4.7 Additive based Coatings
Additive such as pigments were added in PUs coatings to improve mechanical and anti-rusting properties [ 98 , 99 ]. NPs gain more attention for this purpose [ 100 ]. There is a direct relation between the Tg of coating and the interaction of resin with the NPs. NPs could increase the Tg of the coating when the resin is chemically bonded to it. NPs, might be migrated to the surface of coating or remain in the bulk, which depends upon the surface nature of NPs [ 101 ]. The tensile strength, modulus, hardness and abrasion resistance of the PU coatings has been enhanced by the addition of silica NPs [ 102 ]. Similarly, Ag NPs significantly improved the mechanical properties of the PU coating [ 103 ]. To enhance the anticorrosion properties, Cr2O3NPs are generally used in the organic coatings [ 104 ]. The nanoclay such as montmorillonite is stable at high temperature; better compacting strength and good flame retardant properties were used to prepare many polymers [ 105 – 107 ]. However, nanoclay is hydrophilic in nature which promotes to insufficient interfacial adhesion between the nanoclay filler and polymer matrix [ 108 , 109 ]. NCC possesses higher mechanical properties than Kevlar. Due to its high tensile strength, they are utilized to enhance PUs coating performance [ 110 – 113 ].

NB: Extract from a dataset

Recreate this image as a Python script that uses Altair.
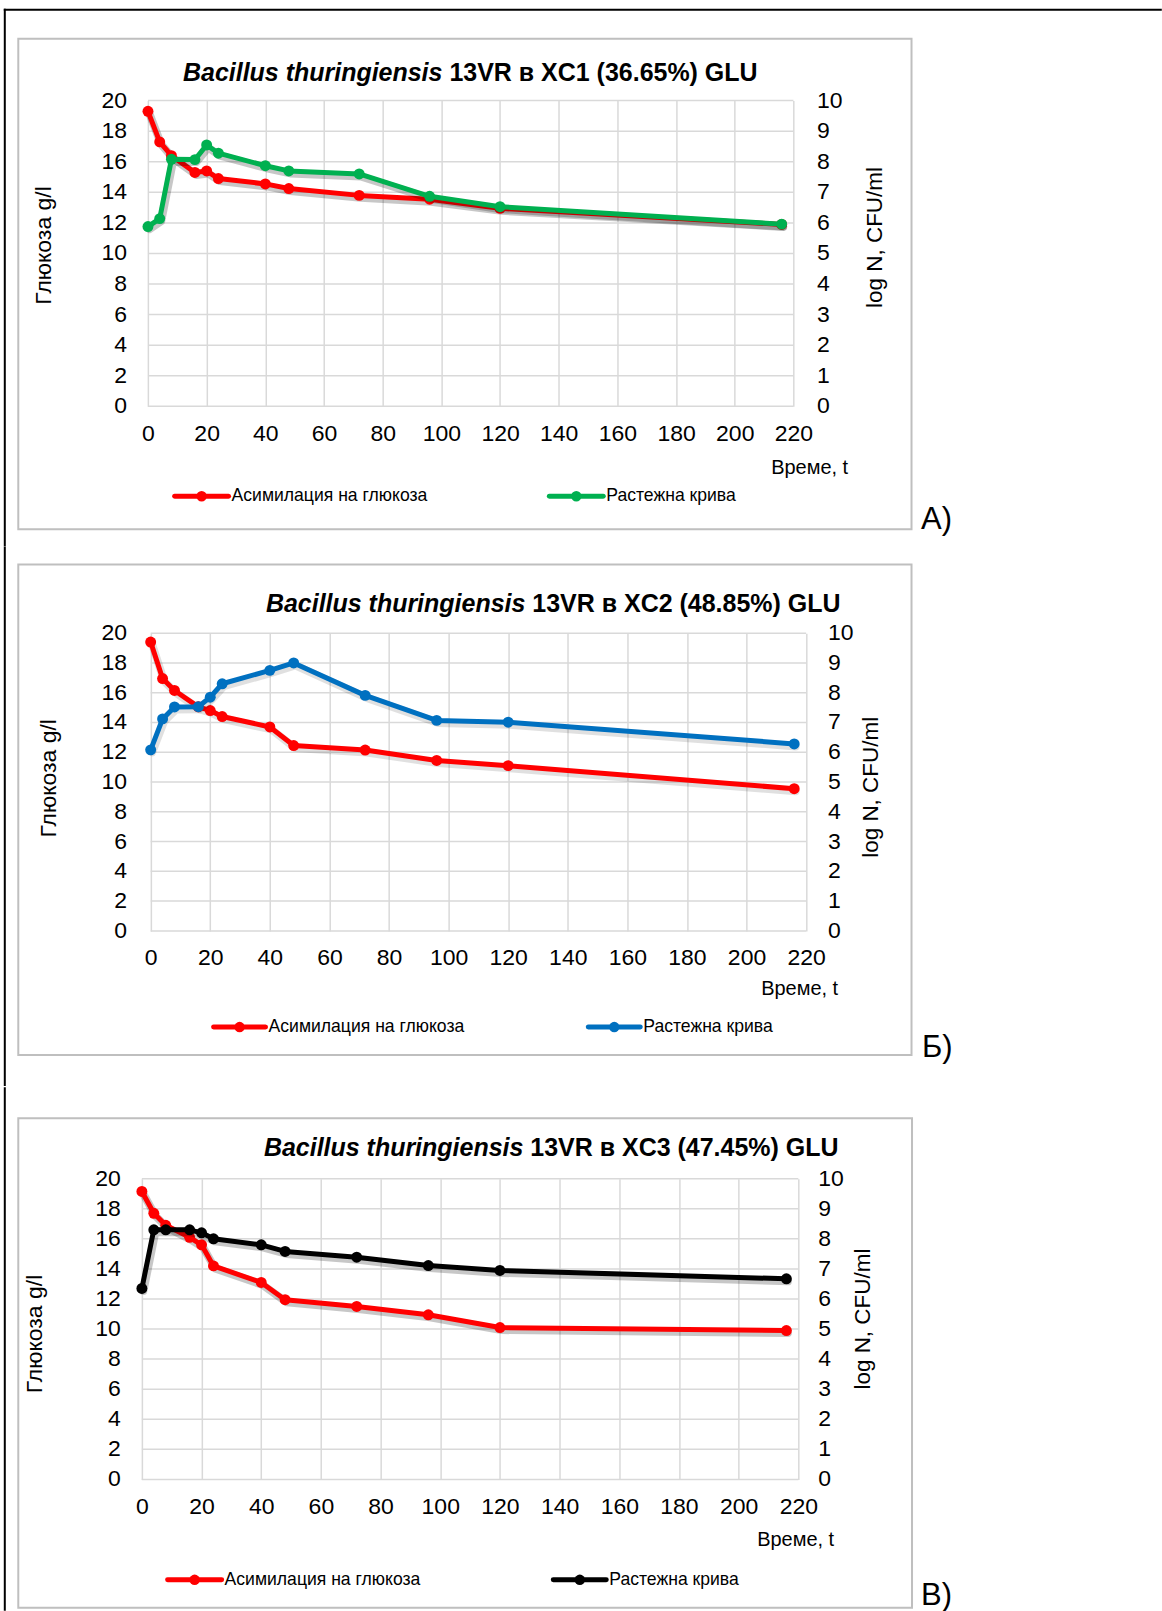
import altair as alt
import pandas as pd

# ---------------- data ----------------
time_h = [0, 4, 8, 16, 20, 24, 40, 48, 72, 96, 120, 216]

glucose_xc1 = [19.3, 17.3, 16.4, 15.3, 15.4, 14.9, 14.55, 14.25, 13.8, 13.55, 12.95, 11.9]
growth_xc1 = [5.88, 6.14, 8.08, 8.07, 8.55, 8.28, 7.87, 7.70, 7.60, 6.87, 6.53, 5.96]

glucose_xc2 = [19.4, 16.95, 16.15, 15.05, 14.8, 14.4, 13.7, 12.45, 12.15, 11.45, 11.1, 9.55]
growth_xc2 = [6.08, 7.12, 7.52, 7.53, 7.85, 8.3, 8.75, 9.0, 7.91, 7.07, 7.01, 6.28]

glucose_xc3 = [19.15, 17.7, 16.9, 16.1, 15.6, 14.2, 13.1, 11.95, 11.5, 10.95, 10.1, 9.9]
growth_xc3 = [6.35, 8.3, 8.3, 8.3, 8.2, 8.0, 7.8, 7.58, 7.39, 7.11, 6.95, 6.67]

x_ticks = [0, 20, 40, 60, 80, 100, 120, 140, 160, 180, 200, 220]
y_left_ticks = [0, 2, 4, 6, 8, 10, 12, 14, 16, 18, 20]
y_right_ticks = [0, 1, 2, 3, 4, 5, 6, 7, 8, 9, 10]

title_italic = ["Bacillus thuringiensis", "Bacillus thuringiensis", "Bacillus thuringiensis"]
title_rest = ["13VR в XC1 (36.65%) GLU", "13VR в XC2 (48.85%) GLU", "13VR в XC3 (47.45%) GLU"]
panel_tags = ["А)", "Б)", "В)"]
series_names = ["Асимилация на глюкоза", "Растежна крива"]
y_left_title = "Глюкоза g/l"
y_right_title = "log N, CFU/ml"
x_title = "Време, t"

glucose_color = "#FF0000"
growth_colors = ["#00B050", "#0070C0", "#000000"]
grid_color = "#D9D9D9"

# ---------------- layout (page pixels) ----------------
FONT = "Liberation Sans"
X0 = 141.2  # common group origin of the three panels
LAYOUT = [
    dict(pl=147.3, pr=793.3, py=100, h=306, box=(17.5, 38, 911.5, 529), seg=(8, 546), top=True,
         title_y=72, title_split=(442, 449), ylab=(43, 245), yrlab=(875, 237), xlab=(771, 468),
         leg_y=496, leg1=(174, 228), leg2=(549, 603), tag=(921, 520), shadow=0.22,
         lpad=21, rpad=23.5),
    dict(pl=150, pr=806, py=632.7, h=298, box=(17.5, 564, 911.5, 1055), seg=(546, 1086), top=False,
         title_y=604, title_split=(525, 532), ylab=(48, 778), yrlab=(871, 787), xlab=(761, 989),
         leg_y=1027, leg1=(213, 265), leg2=(588, 640), tag=(922, 1048), shadow=0.12,
         lpad=23.6, rpad=22),
    dict(pl=141.2, pr=798.2, py=1177.5, h=301, box=(17.5, 1117, 912, 1607), seg=(1086, 1610), top=False,
         title_y=1147, title_split=(523, 530), ylab=(34, 1333), yrlab=(863, 1318), xlab=(757, 1539),
         leg_y=1579, leg1=(167, 221), leg2=(553, 606), tag=(921, 1595), shadow=0.22,
         lpad=21, rpad=20),
]


def build_panel(k, glucose, growth, gcolor):
    L = LAYOUT[k]
    oy = L["py"]
    dx = L["pl"] - X0
    width = L["pr"] - X0

    def X(v):
        return alt.value(v - X0)

    def Y(v):
        return alt.value(v - oy)

    one = pd.DataFrame({"k": [0]})
    df = pd.DataFrame({"t": time_h, "glucose": glucose, "growth": growth})
    left_df = pd.DataFrame({"v": y_left_ticks})
    right_df = pd.DataFrame({"v": y_right_ticks})
    base = alt.Chart(df)

    decor = []
    # page frame (black), drawn as thin filled rects so that their bounds are exact
    decor.append(alt.Chart(one).mark_rect(color="black", opacity=1).encode(
        x=X(3), x2=X(5), y=Y(L["seg"][0]), y2=Y(L["seg"][1])))
    if L["top"]:
        decor.append(alt.Chart(one).mark_rect(color="black", opacity=1).encode(
            x=X(3), x2=X(1162), y=Y(8), y2=Y(10)))
    # chart box
    bx1, by1, bx2, by2 = L["box"]
    decor.append(alt.Chart(one).mark_rect(fillOpacity=0, stroke="#BFBFBF", strokeWidth=2).encode(
        x=X(bx1), x2=X(bx2), y=Y(by1), y2=Y(by2)))
    # title
    decor.append(alt.Chart(one).mark_text(
        text=title_italic[k], font=FONT, fontSize=25, fontWeight="bold", fontStyle="italic",
        align="right", baseline="middle", color="black").encode(
        x=X(L["title_split"][0]), y=Y(L["title_y"])))
    decor.append(alt.Chart(one).mark_text(
        text=title_rest[k], font=FONT, fontSize=25, fontWeight="bold",
        align="left", baseline="middle", color="black").encode(
        x=X(L["title_split"][1]), y=Y(L["title_y"])))
    # axis titles
    decor.append(alt.Chart(one).mark_text(
        text=y_left_title, font=FONT, fontSize=23, angle=270, align="center", baseline="middle",
        color="black").encode(x=X(L["ylab"][0]), y=Y(L["ylab"][1])))
    decor.append(alt.Chart(one).mark_text(
        text=y_right_title, font=FONT, fontSize=22.5, angle=270, align="center", baseline="middle",
        color="black").encode(x=X(L["yrlab"][0]), y=Y(L["yrlab"][1])))
    decor.append(alt.Chart(one).mark_text(
        text=x_title, font=FONT, fontSize=20, align="left", baseline="middle",
        color="black").encode(x=X(L["xlab"][0]), y=Y(L["xlab"][1])))
    # legend
    for (lx1, lx2), col, name in [(L["leg1"], glucose_color, series_names[0]),
                                   (L["leg2"], gcolor, series_names[1])]:
        decor.append(alt.Chart(one).mark_rule(color=col, strokeWidth=5, strokeCap="round").encode(
            x=X(lx1), x2=X(lx2), y=Y(L["leg_y"])))
        decor.append(alt.Chart(one).mark_point(filled=True, size=110, color=col, opacity=1).encode(
            x=X((lx1 + lx2) / 2), y=Y(L["leg_y"])))
        decor.append(alt.Chart(one).mark_text(
            text=name, font=FONT, fontSize=17.6, align="left", baseline="middle", color="black").encode(
            x=X(lx2 + 3), y=Y(L["leg_y"])))
    # panel tag
    decor.append(alt.Chart(one).mark_text(
        text=panel_tags[k], font=FONT, fontSize=31, align="left", baseline="middle", color="black").encode(
        x=X(L["tag"][0]), y=Y(L["tag"][1])))

    x_scale = alt.Scale(domain=[0, 220], nice=False, zero=False, range=[dx, width])
    x_enc = alt.X("t:Q", scale=x_scale,
                  axis=alt.Axis(values=x_ticks, title=None, grid=True, gridColor=grid_color, gridWidth=1.5,
                                domain=False, labelPadding=16, labelOverlap=False, labelFlush=False))
    left_scale = alt.Scale(domain=[0, 20], nice=False)
    right_scale = alt.Scale(domain=[0, 10], nice=False)

    sh = L["shadow"]
    glu_layer = alt.layer(
        # horizontal gridlines, through the left y scale
        alt.Chart(left_df).mark_rule(color=grid_color, strokeWidth=1.5).encode(
            y=alt.Y("v:Q", scale=left_scale, axis=None),
            x=alt.datum(0), x2=alt.datum(220)),
        # left tick labels, through the left y scale
        alt.Chart(left_df).mark_text(font=FONT, fontSize=23, align="right", baseline="middle",
                                     color="black").encode(
            y=alt.Y("v:Q"), x=alt.value(dx - L["lpad"]), text=alt.Text("v:Q")),
        base.mark_line(color="black", opacity=sh, strokeWidth=8, strokeCap="round", strokeJoin="round",
                       xOffset=1.5, yOffset=2.5).encode(x=x_enc, y="glucose:Q"),
        base.mark_line(color=glucose_color, strokeWidth=5, strokeCap="round", strokeJoin="round").encode(
            x="t:Q", y="glucose:Q"),
        base.mark_point(filled=True, size=120, color=glucose_color, opacity=1).encode(x="t:Q", y="glucose:Q"),
    )
    grow_layer = alt.layer(
        # right tick labels, through the right y scale
        alt.Chart(right_df).mark_text(font=FONT, fontSize=23, align="left", baseline="middle",
                                      color="black").encode(
            y=alt.Y("v:Q", scale=right_scale, axis=None), x=alt.value(width + L["rpad"]),
            text=alt.Text("v:Q")),
        base.mark_line(color="black", opacity=sh, strokeWidth=8, strokeCap="round", strokeJoin="round",
                       xOffset=1.5, yOffset=2.5).encode(x="t:Q", y="growth:Q"),
        base.mark_line(color=gcolor, strokeWidth=5, strokeCap="round", strokeJoin="round").encode(
            x="t:Q", y="growth:Q"),
        base.mark_point(filled=True, size=120, color=gcolor, opacity=1).encode(x="t:Q", y="growth:Q"),
    )
    return alt.layer(*decor, glu_layer, grow_layer).resolve_scale(y="independent").properties(
        width=width, height=L["h"])


pA = build_panel(0, glucose_xc1, growth_xc1, growth_colors[0])
pB = build_panel(1, glucose_xc2, growth_xc2, growth_colors[1])
pC = build_panel(2, glucose_xc3, growth_xc3, growth_colors[2])

chart = alt.vconcat(pA, pB, pC, spacing=0).properties(
    padding={"left": 3, "top": 8, "right": 0, "bottom": 0},
    background="white",
).configure_view(strokeWidth=0).configure_axis(
    labelFont=FONT, labelFontSize=23, labelColor="black", ticks=False, tickSize=0,
    domain=False, labelFlush=False, labelOverlap=False,
)

chart.save("out.html", embed_options={"renderer": "svg", "actions": False})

To enhance the rusting resistance of PUs coating surface modified NPs are added [ 114 ]. Surface modification of the nano silica with an amino silane improved significantly the mechanical properties of the PU coatings [ 115 ]. The Cr2O3 NPs were modified with 3-aminopropyl trimethoxy silane so that proper dispersion made and showed increment compatibility with the PUs coating. This coating was deposited on the steel substrates and increases toughness while decrease Tg and cross-linking density [ 116 ]. These all coating applications and their precursors are mentioned in Table 4 .
CONCLUSION
Globally PU is one of the most research materials because it is easily available. It exhibit versatile coating material due to its mechanical properties such as tensile strength, modulus etc. It has been used for making paints, liquid coatings, elastomers, rigid insulated material, elastic fibers, foams which are soft and flexible and apply in biomedical field etc. Several polyols, diisocyanates, chain extenders, catalysts and additives are used for the production of PUs. For specific applications large variety of monomers are utilized to obtain PUs. Initially, most of the polyols were based on petroleum sources are used to prepare PUs but these are expensive and non ecofriendly which has increased the need for a more desirable and environment benign substitute. In this review we have focused on bio-synthesis and non isocyanate route of PUs production. This review also revealed different types of coating applications based on specific purpose such as flame retardant, UV curable, water borne etc. For further increase in performance, use of nanomaterials has been suggested. Thus, polyurethane could be considered as ecofriendly and cost effective as compared to other conventional polymers.